## Aim:
Begin the copy with the line that contains "Give me the" and end it with the line that contains "colors = ['#5B9BD5', '#ED7D31', '#A5A5A5', '#FFC000', '#4472C4']". Print these lines exactly and omit all pictures.

(Entries from a dataset)
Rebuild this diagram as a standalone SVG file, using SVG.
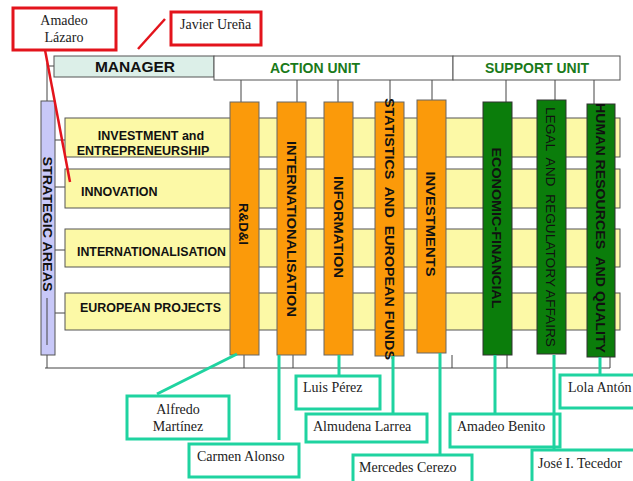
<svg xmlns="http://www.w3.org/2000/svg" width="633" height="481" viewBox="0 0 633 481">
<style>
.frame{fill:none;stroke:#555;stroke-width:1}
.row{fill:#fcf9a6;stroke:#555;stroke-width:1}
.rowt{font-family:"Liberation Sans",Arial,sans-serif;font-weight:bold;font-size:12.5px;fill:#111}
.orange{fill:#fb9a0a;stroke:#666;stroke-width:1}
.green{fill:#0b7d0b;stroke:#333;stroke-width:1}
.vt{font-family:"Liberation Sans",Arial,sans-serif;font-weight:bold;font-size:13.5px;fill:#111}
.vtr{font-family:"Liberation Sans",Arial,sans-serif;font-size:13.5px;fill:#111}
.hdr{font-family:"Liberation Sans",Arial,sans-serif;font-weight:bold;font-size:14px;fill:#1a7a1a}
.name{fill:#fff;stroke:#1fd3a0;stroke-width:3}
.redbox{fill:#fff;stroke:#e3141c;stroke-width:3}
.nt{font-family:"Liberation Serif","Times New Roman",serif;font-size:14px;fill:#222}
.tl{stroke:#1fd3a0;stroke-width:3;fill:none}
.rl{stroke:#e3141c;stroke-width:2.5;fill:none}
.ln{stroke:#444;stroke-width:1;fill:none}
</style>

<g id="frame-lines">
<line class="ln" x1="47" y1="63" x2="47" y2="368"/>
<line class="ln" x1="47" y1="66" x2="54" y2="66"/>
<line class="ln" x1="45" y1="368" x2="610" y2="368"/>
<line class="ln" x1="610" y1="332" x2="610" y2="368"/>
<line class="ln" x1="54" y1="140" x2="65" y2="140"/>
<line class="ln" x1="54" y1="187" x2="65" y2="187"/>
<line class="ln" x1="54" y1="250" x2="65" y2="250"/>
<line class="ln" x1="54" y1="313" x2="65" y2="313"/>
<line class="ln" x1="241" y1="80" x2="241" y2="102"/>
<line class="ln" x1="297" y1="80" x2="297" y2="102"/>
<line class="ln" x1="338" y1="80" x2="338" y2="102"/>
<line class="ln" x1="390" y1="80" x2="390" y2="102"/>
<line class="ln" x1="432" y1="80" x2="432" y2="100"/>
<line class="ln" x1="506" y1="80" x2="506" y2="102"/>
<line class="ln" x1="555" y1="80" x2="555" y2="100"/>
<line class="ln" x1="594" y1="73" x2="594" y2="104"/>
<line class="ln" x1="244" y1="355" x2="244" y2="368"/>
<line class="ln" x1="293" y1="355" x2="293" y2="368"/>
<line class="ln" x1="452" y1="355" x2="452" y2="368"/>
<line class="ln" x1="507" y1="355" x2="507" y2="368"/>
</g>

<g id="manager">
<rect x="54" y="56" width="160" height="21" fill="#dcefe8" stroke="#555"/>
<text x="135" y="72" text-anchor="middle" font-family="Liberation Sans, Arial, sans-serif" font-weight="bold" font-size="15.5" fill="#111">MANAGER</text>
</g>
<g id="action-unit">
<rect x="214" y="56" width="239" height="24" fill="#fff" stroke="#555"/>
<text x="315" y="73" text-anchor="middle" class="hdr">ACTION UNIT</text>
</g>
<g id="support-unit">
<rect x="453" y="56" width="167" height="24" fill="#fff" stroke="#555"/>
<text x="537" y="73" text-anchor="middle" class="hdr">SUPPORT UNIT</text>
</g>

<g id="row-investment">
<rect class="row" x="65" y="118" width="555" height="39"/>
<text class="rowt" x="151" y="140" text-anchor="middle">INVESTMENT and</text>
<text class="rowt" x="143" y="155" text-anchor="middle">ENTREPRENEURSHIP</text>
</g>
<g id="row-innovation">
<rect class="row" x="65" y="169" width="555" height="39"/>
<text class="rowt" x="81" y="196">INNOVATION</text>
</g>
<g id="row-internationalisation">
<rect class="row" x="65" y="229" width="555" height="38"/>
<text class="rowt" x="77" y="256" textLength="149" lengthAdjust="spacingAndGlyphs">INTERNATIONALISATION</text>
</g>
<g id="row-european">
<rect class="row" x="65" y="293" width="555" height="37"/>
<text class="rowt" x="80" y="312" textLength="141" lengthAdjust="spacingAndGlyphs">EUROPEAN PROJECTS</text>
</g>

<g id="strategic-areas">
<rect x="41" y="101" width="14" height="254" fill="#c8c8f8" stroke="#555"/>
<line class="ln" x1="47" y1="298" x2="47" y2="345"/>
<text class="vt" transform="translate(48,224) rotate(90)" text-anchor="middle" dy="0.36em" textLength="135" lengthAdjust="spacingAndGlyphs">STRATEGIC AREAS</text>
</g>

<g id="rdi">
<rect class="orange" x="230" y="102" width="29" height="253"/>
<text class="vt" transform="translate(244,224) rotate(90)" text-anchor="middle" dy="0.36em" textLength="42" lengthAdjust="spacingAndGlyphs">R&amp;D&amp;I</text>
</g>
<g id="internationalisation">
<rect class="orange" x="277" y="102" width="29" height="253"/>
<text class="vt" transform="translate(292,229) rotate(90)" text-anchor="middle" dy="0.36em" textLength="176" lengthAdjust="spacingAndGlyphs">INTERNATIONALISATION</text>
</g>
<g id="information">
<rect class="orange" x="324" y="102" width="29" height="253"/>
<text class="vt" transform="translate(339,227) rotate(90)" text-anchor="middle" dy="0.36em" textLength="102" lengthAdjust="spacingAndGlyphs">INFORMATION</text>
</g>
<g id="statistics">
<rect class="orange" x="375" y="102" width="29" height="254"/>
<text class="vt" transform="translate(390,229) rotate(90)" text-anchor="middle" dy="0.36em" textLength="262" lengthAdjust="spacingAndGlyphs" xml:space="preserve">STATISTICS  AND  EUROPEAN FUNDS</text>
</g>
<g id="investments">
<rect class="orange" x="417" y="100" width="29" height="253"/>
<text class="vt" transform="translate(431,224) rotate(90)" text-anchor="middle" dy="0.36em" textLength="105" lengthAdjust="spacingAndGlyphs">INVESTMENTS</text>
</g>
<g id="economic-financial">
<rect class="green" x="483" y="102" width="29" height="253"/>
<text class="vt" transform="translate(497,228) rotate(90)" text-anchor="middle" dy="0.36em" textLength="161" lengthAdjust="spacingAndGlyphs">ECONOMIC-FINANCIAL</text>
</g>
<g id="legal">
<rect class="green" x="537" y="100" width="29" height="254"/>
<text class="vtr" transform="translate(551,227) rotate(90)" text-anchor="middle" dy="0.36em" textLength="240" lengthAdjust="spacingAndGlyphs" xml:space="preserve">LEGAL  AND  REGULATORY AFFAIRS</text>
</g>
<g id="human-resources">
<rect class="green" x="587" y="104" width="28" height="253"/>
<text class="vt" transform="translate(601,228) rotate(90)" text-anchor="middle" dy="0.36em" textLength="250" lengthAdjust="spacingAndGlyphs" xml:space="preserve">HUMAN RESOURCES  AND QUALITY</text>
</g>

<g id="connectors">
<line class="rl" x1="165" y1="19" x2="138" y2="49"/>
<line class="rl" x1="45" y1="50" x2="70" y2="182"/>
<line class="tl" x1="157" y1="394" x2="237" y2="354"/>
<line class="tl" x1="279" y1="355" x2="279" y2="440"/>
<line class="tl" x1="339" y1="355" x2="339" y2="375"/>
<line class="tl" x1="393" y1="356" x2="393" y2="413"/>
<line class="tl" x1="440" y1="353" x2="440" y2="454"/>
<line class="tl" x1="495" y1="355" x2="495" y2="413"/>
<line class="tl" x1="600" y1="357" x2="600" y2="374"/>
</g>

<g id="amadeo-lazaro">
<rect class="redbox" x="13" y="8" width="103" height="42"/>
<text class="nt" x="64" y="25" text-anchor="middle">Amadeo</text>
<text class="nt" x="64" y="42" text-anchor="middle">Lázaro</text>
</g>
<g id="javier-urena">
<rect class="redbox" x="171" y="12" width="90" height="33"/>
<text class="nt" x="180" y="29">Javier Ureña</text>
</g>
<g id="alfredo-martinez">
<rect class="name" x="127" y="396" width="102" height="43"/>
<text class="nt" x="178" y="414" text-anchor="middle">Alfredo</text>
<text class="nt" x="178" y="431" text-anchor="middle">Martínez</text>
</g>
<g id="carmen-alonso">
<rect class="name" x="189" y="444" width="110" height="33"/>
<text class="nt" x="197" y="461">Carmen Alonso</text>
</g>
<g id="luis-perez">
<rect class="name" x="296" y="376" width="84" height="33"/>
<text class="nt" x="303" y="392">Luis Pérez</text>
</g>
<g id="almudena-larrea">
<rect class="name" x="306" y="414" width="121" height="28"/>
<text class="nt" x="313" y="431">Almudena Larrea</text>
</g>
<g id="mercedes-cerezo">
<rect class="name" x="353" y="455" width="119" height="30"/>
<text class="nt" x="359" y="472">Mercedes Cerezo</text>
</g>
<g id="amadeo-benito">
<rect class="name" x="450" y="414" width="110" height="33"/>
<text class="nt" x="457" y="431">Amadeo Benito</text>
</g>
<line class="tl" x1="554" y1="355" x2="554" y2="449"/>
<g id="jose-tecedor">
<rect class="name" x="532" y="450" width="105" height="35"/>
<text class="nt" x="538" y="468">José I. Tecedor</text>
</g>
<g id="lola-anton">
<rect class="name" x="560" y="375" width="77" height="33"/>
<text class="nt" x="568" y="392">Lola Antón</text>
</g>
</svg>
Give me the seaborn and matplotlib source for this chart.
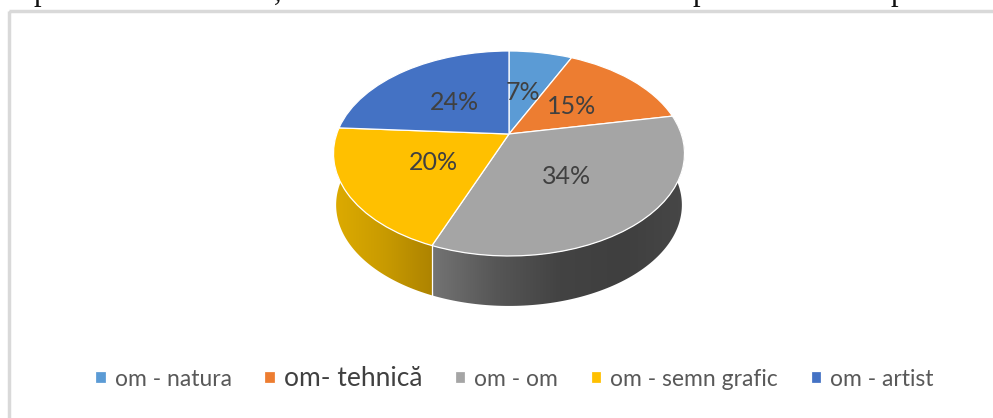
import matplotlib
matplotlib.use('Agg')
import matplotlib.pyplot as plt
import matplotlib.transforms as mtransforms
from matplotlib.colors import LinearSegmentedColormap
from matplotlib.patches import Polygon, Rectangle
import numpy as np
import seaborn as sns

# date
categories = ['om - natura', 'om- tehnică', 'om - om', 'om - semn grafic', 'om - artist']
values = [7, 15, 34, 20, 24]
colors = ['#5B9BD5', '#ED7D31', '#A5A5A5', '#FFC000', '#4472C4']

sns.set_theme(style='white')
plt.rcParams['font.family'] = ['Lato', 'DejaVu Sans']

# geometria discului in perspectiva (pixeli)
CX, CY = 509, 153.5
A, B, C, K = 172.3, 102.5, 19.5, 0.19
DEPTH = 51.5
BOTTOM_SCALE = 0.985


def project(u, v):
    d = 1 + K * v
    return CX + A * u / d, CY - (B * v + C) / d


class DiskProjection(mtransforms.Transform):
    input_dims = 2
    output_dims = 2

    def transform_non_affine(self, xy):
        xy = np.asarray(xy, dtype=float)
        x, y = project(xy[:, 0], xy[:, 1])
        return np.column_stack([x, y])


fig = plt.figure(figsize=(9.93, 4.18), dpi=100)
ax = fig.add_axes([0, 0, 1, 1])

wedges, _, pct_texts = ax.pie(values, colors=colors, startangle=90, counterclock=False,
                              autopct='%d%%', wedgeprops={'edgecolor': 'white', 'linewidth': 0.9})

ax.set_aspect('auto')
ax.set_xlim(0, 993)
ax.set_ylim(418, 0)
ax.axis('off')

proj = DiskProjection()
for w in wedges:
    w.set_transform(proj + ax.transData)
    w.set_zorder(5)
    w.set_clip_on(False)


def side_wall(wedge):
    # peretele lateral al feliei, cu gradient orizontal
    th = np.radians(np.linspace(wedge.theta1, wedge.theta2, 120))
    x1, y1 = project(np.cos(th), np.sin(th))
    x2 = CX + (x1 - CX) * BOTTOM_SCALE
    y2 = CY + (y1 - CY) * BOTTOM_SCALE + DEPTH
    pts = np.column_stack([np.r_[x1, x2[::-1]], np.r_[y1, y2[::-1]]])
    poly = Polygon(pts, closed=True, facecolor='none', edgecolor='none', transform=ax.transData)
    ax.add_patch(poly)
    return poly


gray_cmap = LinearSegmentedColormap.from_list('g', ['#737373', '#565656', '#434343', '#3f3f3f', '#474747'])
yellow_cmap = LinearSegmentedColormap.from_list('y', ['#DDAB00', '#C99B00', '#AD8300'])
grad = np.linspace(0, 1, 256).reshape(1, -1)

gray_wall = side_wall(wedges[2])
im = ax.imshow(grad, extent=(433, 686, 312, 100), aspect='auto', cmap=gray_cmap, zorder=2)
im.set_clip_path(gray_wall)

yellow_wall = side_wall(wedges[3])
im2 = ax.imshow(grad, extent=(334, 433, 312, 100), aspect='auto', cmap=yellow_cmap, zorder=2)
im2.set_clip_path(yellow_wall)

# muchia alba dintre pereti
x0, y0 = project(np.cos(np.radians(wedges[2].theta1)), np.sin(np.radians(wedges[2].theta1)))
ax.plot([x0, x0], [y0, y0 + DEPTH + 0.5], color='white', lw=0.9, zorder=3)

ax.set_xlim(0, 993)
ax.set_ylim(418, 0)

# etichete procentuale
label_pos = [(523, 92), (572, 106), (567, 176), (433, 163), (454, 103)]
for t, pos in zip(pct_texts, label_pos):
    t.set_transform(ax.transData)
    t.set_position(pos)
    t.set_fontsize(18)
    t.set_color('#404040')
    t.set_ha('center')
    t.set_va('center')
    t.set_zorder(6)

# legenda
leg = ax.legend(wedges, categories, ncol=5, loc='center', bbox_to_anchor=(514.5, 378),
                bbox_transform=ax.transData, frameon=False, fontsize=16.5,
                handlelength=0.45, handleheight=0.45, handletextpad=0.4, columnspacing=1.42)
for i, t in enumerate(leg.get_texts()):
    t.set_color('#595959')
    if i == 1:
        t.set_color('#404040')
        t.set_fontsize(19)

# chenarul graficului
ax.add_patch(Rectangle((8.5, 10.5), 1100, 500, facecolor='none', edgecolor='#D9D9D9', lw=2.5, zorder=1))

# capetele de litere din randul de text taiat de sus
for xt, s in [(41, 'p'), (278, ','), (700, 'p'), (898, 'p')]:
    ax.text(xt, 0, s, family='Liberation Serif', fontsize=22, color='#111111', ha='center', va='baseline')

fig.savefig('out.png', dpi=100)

## Reply:
Give me the seaborn and matplotlib source for this chart.
import matplotlib
matplotlib.use('Agg')
import matplotlib.pyplot as plt
import matplotlib.transforms as mtransforms
from matplotlib.colors import LinearSegmentedColormap
from matplotlib.patches import Polygon, Rectangle
import numpy as np
import seaborn as sns

# date
categories = ['om - natura', 'om- tehnică', 'om - om', 'om - semn grafic', 'om - artist']
values = [7, 15, 34, 20, 24]
colors = ['#5B9BD5', '#ED7D31', '#A5A5A5', '#FFC000', '#4472C4']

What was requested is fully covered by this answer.